Foreign students with low grades risk deportation: UK

London: The United Kingdom Migration Advisory Committee has said foreign students on two-year graduate visas who fail to achieve high grades may be barred from staying in the UK.

According to The Telegraph, the UK Home Secretary, James Cleverly, was asked to review the graduate visa as part of a five-point plan to reduce net migration by 300,000 from its record-high levels.

It reported that more than 98,000 students were granted two-year visas to remain in the UK after their graduation in June 2023, an increase of 42,000 or 74 per cent in just a year.

“There are fears that it is being used as a backdoor route to work in the UK, often in low-skilled jobs, or simply to stay for two years as there is no requirement to take up employment,” it said.

The Chairman, MAC, Prof. Brian Bell, said, “There’s no requirement to get particular grades in your university course or anything like that.

“That’s the question we want to review in the graduate route to think about whether that’s sensible or whether you should have a rule that says you have to achieve a certain grade or a certain kind of achievement in your course.”

Bell said his committee would also investigate whether there should be further restrictions that would only allow foreign students to stay in the UK if they went to certain universities or completed specified courses. It could also be limited to certain types of jobs or activities.

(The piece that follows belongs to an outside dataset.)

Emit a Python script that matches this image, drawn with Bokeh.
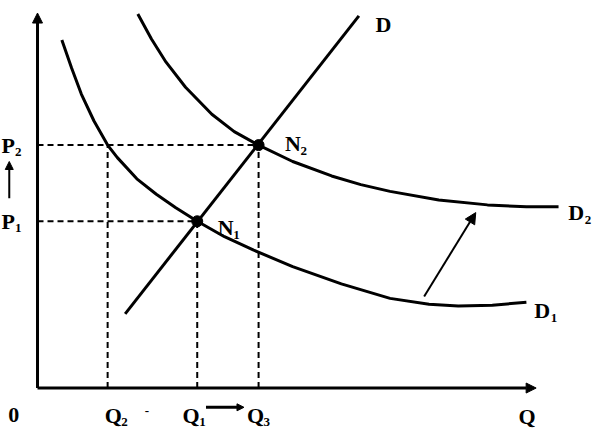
from bokeh.plotting import figure
from bokeh.models import Range1d, Arrow, NormalHead
from bokeh.core.properties import value
from bokeh.embed import file_html
from bokeh.resources import INLINE

# Demand curve D1 (Q, P)
D1_Q = [25, 35, 45, 58, 72, 82, 102, 122, 142, 164, 192, 222, 262, 312, 362, 402, 432, 467, 502]
D1_P = [361, 332, 305, 277, 252, 239, 217, 201, 187, 173, 157, 143, 126, 108, 93, 87, 85, 86, 89]
# Demand curve D2 (shifted)
D2_Q = [103, 117, 132, 152, 179, 202, 227, 262, 302, 332, 362, 412, 462, 502, 535]
D2_P = [388, 362, 338, 312, 284, 266, 252, 235, 220, 211, 204, 195, 190, 188, 188]
# Line D
D_Q = [90, 330]
D_P = [77, 386]
# Equilibrium points N1, N2
N_Q = [164, 227]
N_P = [173, 252]
# Reference levels
P1, P2 = 173, 252
Q1, Q2, Q3 = 164, 72, 227
# Axis extents
Q_MAX, P_MAX = 512, 389
# Shift arrow
SHIFT_FROM = (397, 95)
SHIFT_TO = (450, 182)

FONT = value("Liberation Serif")

p = figure(width=597, height=429, x_range=Range1d(-38, 575), y_range=Range1d(-43, 402),
           output_backend="svg", toolbar_location=None, min_border=0,
           x_axis_location=None, y_axis_location=None)
p.grid.visible = False
p.outline_line_color = None
p.background_fill_color = "white"
p.border_fill_color = "white"

# axes with arrow heads
p.add_layout(Arrow(end=NormalHead(size=10, fill_color="black", line_color="black", line_width=1),
                   x_start=0, y_start=0, x_end=0, y_end=P_MAX, line_width=3, line_color="black"))
p.add_layout(Arrow(end=NormalHead(size=10, fill_color="black", line_color="black", line_width=1),
                   x_start=0, y_start=0, x_end=Q_MAX, y_end=0, line_width=3, line_color="black"))

# dashed guide lines
p.segment(x0=[0, 0], y0=[P2, P1], x1=[Q3, Q1], y1=[P2, P1],
          line_color="black", line_width=2, line_dash="6 4")
p.segment(x0=[Q2, Q1, Q3], y0=[0, 0, 0], x1=[Q2, Q1, Q3], y1=[P2, P1, P2],
          line_color="black", line_width=2, line_dash="6 4")

# curves
p.line(D1_Q, D1_P, line_color="black", line_width=3, line_join="round")
p.line(D2_Q, D2_P, line_color="black", line_width=3, line_join="round")
p.line(D_Q, D_P, line_color="black", line_width=3)

# points
p.scatter(N_Q, N_P, size=11, fill_color="black", line_color="black")

# shift arrow
p.add_layout(Arrow(end=NormalHead(size=11, fill_color="black", line_color="black", line_width=1),
                   x_start=SHIFT_FROM[0], y_start=SHIFT_FROM[1], x_end=SHIFT_TO[0], y_end=SHIFT_TO[1],
                   line_width=2, line_color="black"))

# small arrows near labels
p.add_layout(Arrow(end=NormalHead(size=8, fill_color="black", line_color="black", line_width=1),
                   x_start=-29, y_start=197, x_end=-29, y_end=235, line_width=2, line_color="black"))
p.add_layout(Arrow(end=NormalHead(size=7, fill_color="black", line_color="black", line_width=1),
                   x_start=173, y_start=-20, x_end=212, y_end=-20, line_width=3, line_color="black"))

# main labels
main_x = [347, 254, 185, 545, 510, -37, -37, -30, 69, 149, 215, 494]
main_y = [377, 254, 167, 182, 80, 252, 173, -28, -28, -28, -28, -29]
main_t = ["D", "N", "N", "D", "D", "P", "P", "0", "Q", "Q", "Q", "Q"]
p.text(main_x, main_y, text=main_t, text_font=FONT, text_font_style="bold",
       text_font_size="22px", text_baseline="alphabetic", text_align="left", text_color="black")

# subscripts
sub_x = [270, 201, 562, 527, -23, -23, 86, 166, 232]
sub_y = [246, 159, 174, 73, 245, 166, -35, -35, -35]
sub_t = ["2", "1", "2", "1", "2", "1", "2", "1", "3"]
p.text(sub_x, sub_y, text=sub_t, text_font=FONT, text_font_style="bold",
       text_font_size="13px", text_baseline="alphabetic", text_align="left", text_color="black")

p.text([110], [-24], text=["-"], text_font=FONT, text_font_style="bold",
       text_font_size="13px", text_baseline="alphabetic", text_align="left", text_color="black")

open("out.html", "w").write(file_html(p, INLINE))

“At the moment, there’s no restriction on what you can do. You can, if you’ve got the money, just sit around and do nothing in the UK for two years. You can also take a minimum wage job or you can take a very highly paid job.”

Also, the former Home Secretary, Suella Braverman, and the former immigration minister, Robert Jenrick, pushed to scrap or overhaul the graduate visa amid concerns it was fuelling immigration and was open to abuse.

In an article last week for The Telegraph, Jenrick said, “The graduate route is ripe for comprehensive reform. Too many universities have fallen into the migration, rather than education business, and are marketing low grade, short courses as a backdoor to life in the UK.”